Recorded data —
——

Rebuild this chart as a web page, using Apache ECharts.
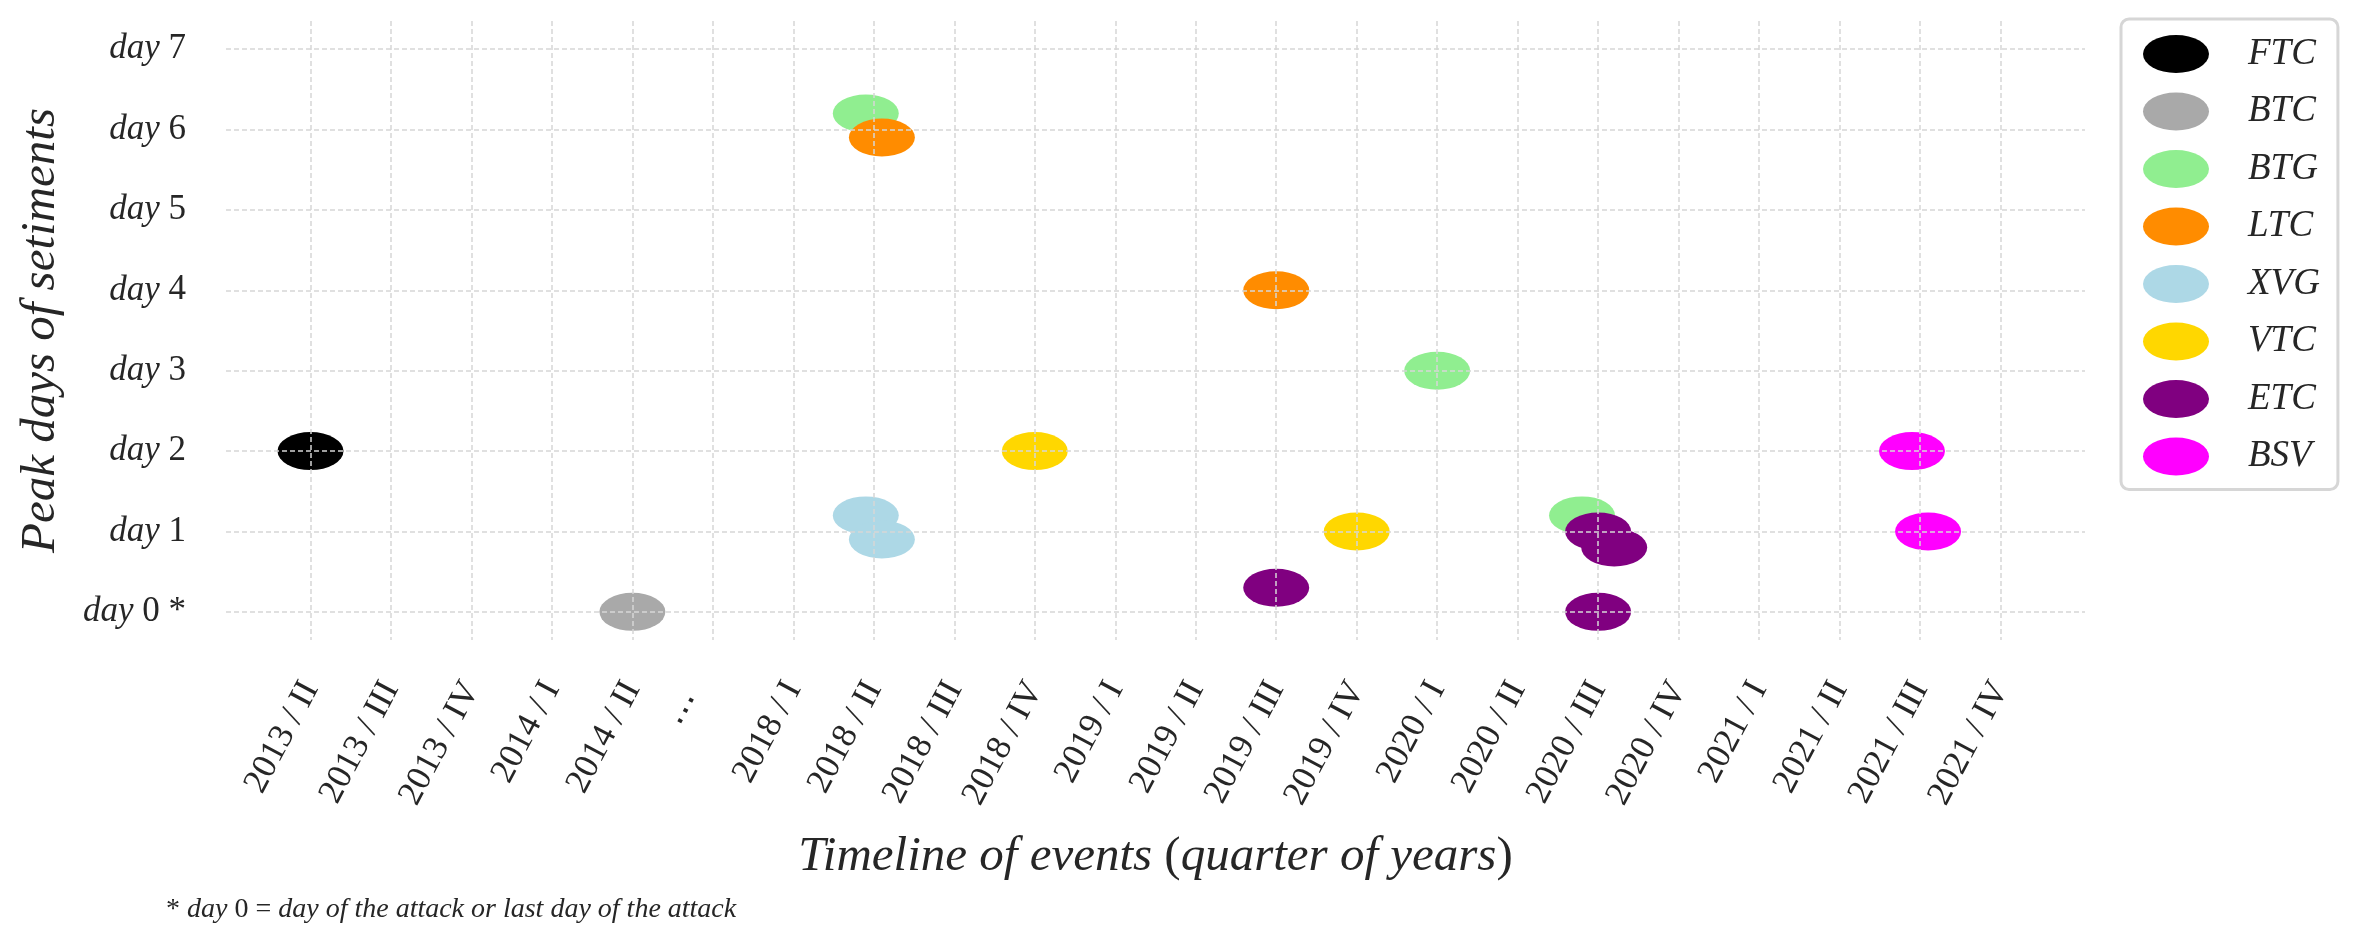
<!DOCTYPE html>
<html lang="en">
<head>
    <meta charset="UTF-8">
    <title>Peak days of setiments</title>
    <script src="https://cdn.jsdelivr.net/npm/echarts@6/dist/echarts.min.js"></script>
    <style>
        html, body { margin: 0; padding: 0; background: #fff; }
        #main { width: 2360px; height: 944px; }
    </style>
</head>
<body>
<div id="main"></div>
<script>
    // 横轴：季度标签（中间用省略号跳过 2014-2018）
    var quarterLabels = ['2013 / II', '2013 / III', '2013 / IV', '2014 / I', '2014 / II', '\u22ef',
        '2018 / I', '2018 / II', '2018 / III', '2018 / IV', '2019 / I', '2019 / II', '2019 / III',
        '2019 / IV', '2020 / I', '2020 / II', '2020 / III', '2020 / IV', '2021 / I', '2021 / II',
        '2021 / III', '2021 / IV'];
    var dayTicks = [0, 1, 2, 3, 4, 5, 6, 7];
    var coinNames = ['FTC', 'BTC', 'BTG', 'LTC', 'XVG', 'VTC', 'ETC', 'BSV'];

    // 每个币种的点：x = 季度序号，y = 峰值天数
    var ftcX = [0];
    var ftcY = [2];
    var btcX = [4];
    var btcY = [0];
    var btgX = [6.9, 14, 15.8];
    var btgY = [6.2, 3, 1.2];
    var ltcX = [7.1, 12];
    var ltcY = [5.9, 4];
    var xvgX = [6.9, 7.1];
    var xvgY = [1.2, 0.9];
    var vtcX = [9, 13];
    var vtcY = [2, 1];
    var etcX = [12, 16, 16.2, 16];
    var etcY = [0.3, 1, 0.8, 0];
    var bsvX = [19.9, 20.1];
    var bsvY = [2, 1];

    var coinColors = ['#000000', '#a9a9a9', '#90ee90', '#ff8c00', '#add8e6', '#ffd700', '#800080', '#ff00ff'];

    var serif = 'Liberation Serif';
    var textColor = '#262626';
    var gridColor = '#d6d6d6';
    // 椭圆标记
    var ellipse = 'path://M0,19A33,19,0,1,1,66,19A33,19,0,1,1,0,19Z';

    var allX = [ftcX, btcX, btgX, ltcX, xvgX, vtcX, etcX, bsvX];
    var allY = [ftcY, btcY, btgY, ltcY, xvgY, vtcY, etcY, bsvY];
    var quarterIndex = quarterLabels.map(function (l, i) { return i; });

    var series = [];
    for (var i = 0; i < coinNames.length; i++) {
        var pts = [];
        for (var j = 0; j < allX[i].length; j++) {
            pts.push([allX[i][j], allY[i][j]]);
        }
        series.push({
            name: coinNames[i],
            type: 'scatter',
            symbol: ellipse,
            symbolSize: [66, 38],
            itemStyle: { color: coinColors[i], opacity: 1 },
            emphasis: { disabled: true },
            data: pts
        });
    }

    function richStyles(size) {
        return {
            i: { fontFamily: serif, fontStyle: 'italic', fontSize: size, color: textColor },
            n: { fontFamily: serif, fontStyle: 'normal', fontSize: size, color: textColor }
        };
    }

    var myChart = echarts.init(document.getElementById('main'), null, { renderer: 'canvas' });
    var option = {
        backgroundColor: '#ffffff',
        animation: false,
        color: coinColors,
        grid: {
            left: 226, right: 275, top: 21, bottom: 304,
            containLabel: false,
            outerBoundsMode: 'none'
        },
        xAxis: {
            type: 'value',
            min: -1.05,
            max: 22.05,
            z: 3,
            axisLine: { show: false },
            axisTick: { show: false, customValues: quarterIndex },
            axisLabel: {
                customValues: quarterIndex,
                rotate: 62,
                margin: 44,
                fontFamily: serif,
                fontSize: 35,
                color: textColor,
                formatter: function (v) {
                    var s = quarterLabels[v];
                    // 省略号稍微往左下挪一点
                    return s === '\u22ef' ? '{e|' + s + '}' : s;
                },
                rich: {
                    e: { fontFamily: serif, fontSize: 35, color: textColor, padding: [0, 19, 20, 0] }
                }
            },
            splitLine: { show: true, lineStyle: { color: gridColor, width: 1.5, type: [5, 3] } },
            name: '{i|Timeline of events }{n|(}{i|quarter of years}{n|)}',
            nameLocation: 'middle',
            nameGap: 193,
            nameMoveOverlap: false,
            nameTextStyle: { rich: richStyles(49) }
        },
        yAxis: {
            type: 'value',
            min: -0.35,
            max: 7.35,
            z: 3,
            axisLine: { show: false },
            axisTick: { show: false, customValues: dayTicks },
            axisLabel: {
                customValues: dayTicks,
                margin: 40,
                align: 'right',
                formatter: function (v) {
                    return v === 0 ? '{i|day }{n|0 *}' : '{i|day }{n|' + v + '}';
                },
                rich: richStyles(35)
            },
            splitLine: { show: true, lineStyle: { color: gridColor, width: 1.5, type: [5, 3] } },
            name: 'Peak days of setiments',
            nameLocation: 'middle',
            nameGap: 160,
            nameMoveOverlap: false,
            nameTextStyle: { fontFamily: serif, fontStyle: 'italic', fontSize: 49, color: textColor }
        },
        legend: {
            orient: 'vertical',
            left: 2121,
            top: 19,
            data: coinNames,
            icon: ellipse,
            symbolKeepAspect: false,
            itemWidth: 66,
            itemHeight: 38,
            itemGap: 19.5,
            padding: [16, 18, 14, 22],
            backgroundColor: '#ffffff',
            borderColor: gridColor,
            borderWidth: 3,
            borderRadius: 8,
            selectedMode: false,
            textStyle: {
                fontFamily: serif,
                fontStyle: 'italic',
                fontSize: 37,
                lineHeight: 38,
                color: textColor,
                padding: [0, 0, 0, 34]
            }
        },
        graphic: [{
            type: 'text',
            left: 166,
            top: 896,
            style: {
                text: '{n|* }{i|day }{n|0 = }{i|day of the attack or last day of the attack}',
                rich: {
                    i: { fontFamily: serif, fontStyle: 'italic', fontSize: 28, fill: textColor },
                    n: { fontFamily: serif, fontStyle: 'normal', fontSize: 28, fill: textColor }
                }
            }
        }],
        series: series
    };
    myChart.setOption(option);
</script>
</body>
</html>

——

Exercise directions — Only the lines from the start of the material through the line containing "['FTC', 'BTC', 'BTG', 'LTC', 'XVG', 'VTC', 'ETC', 'BSV'];" should be transcribed. Pictures stay out.

Solution for this task —
Rebuild this chart as a web page, using Apache ECharts.
<!DOCTYPE html>
<html lang="en">
<head>
    <meta charset="UTF-8">
    <title>Peak days of setiments</title>
    <script src="https://cdn.jsdelivr.net/npm/echarts@6/dist/echarts.min.js"></script>
    <style>
        html, body { margin: 0; padding: 0; background: #fff; }
        #main { width: 2360px; height: 944px; }
    </style>
</head>
<body>
<div id="main"></div>
<script>
    // 横轴：季度标签（中间用省略号跳过 2014-2018）
    var quarterLabels = ['2013 / II', '2013 / III', '2013 / IV', '2014 / I', '2014 / II', '\u22ef',
        '2018 / I', '2018 / II', '2018 / III', '2018 / IV', '2019 / I', '2019 / II', '2019 / III',
        '2019 / IV', '2020 / I', '2020 / II', '2020 / III', '2020 / IV', '2021 / I', '2021 / II',
        '2021 / III', '2021 / IV'];
    var dayTicks = [0, 1, 2, 3, 4, 5, 6, 7];
    var coinNames = ['FTC', 'BTC', 'BTG', 'LTC', 'XVG', 'VTC', 'ETC', 'BSV'];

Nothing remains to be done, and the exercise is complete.